I wanted to see for myself how DFID is able to deliver in such a difficult context. Our first stop was in Luntukulu, South Kivu, where girls and women, supported by the International Rescue Committee programme ‘Saving Lives, Saving Futures’, told us how very basic ‘Dignity Kits’ (including torches, sanitary pads, clothes, and whistles) had made a huge difference to them being able to move around the community more safely at night. As a result of training provided by IRC staff, women now knew how to get help if they became victims of rape or other violence.
But the limits of the humanitarian response soon became clear when we visited a government-run health post in Culwe, South Kivu. Tucked amidst green rolling hills, Culwe is a stunning location but far from peaceful. A kilometre behind Culwe sits a Congolese army base, and a few kilometres beyond that local armed groups make the risk of conflict and violence a real one for the local doctor and his team. This is in addition to the challenges presented by a weak health system and lack of resources. The young doctor told us he could no longer buy drugs after the ‘humanitarian money’ ran out and asked us to ‘pass the message on’ to Kinshasa. As we drove off I wondered if he had made this request to others before.

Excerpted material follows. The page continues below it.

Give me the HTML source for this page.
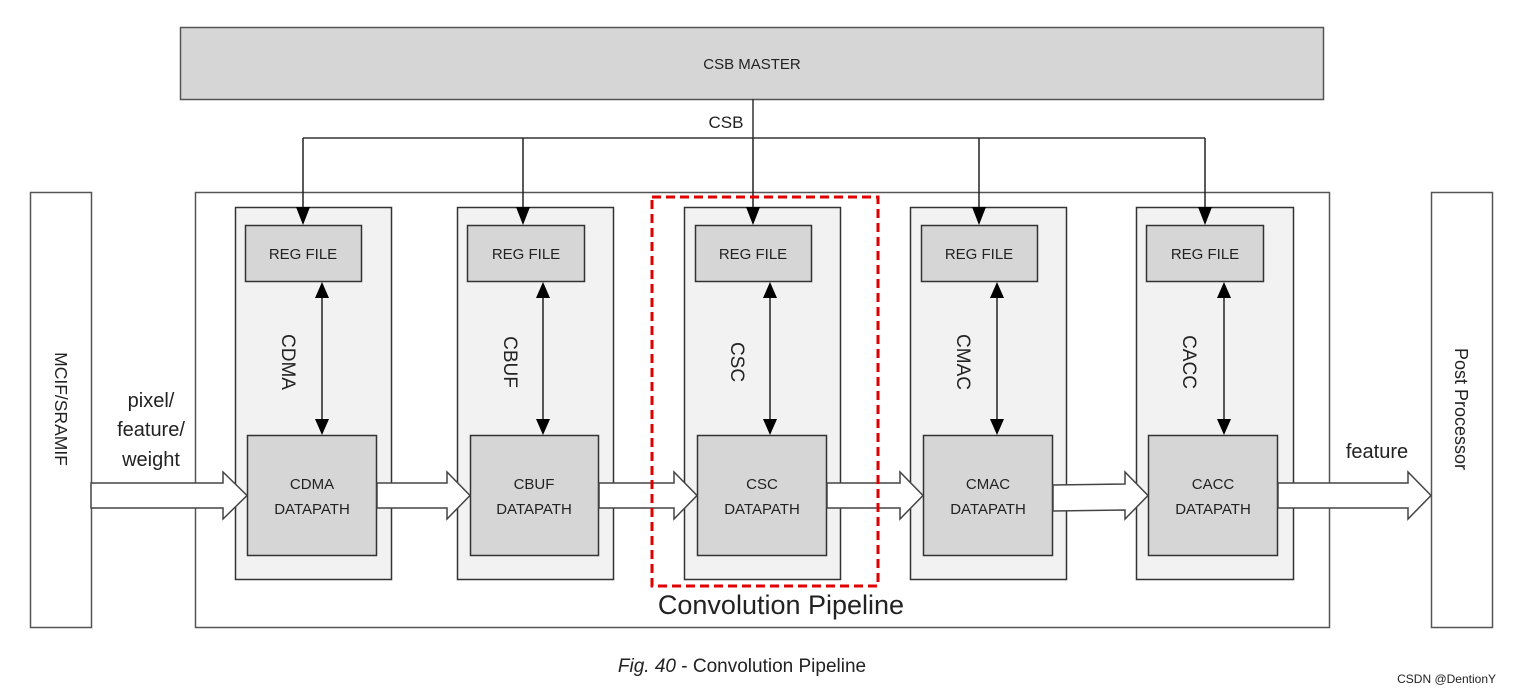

The following day, accompanied by a team from UNICEF, Catholic Relief Services and Caritas, I was taken to a fascinating and innovative programme - Alternative Responses to Communities in Crisis (ARCC) - which is providing cash transfers to schools via mobile phones. This money is used to put in place school improvement plans such as building classrooms and paying school fees to allow more vulnerable children to attend these schools. Although early days, school enrolment figures were rising as a result. And parents and communities now also know how the money is spent. In my eyes, this was an excellent example of how we can be innovative and push longer term governance reforms, whilst also responding to immediate needs.
So, what after this short trip, were my ‘take aways’ ?

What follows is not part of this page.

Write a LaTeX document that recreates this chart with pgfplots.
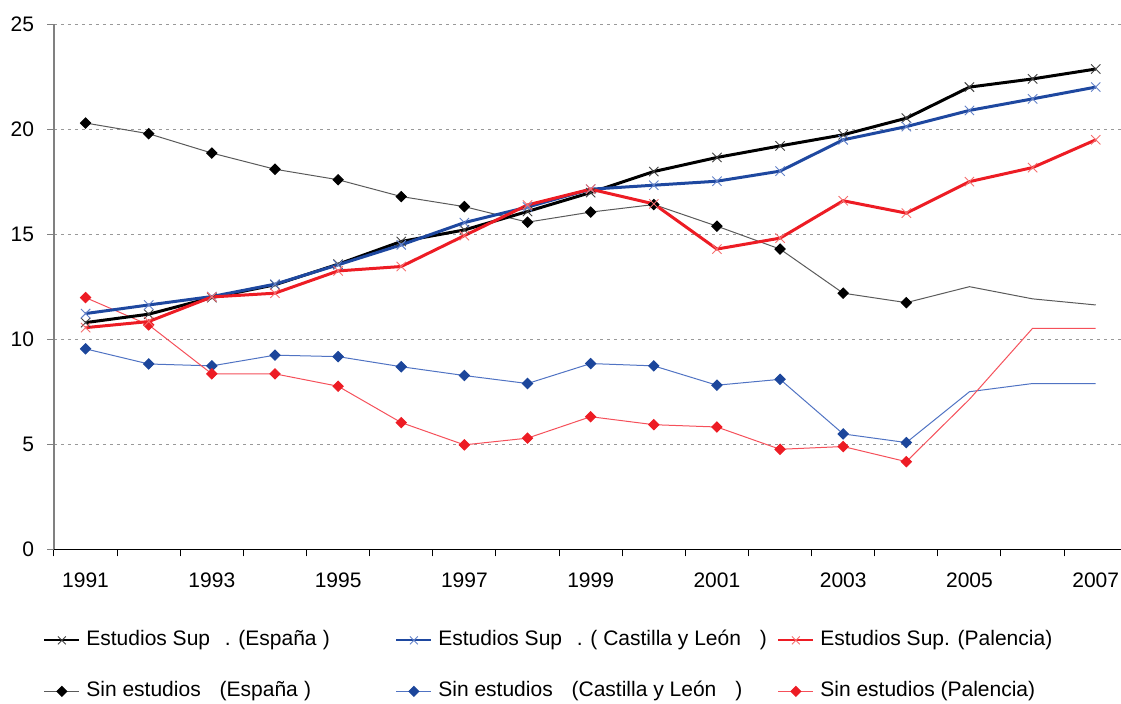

Firstly, the needs in the DRC are enormous and outstrip the resources. Perhaps this is why DFID’s programme in the DRC is covering a fairly broad spectrum of programmes from humanitarian and conflict prevention, governance, delivery of basic services (health, water & sanitation, and education), to a new private sector development programme working to improve the business operating climate. In a country were the needs are so huge, this seems to me to be the right approach. But it also means more than ever we need to work with others to coordinate effectively and make the links between these programmes.
We also need to be nimble. The often-cited ‘relief to development continuum’ seems difficult to apply in eastern DRC, with frequent and shifting pockets of instability but also areas where there seems to be relative calm. As Mischa explained, “we need a response that is appropriate for the type of conflict we see here: a response that is permanently on standby and assessing the changing situation; a response that can respond to movements of populations quickly and appropriately, even in remote and difficult environments; and a response that isn’t dependent on waiting for donors to mobilise new funding for each outbreak of fighting.”
My other lasting impression after this short week in the Kivus, is that whilst people have and continue to suffer from conflict and displacement for a period of over 20 years - there is also a certain ‘stability in the instability’. People have fantastic resilience which has allowed us to operate in this difficult environment and to seize opportunities that can have a real impact. So, to my ‘newby’ eyes, I am hopeful.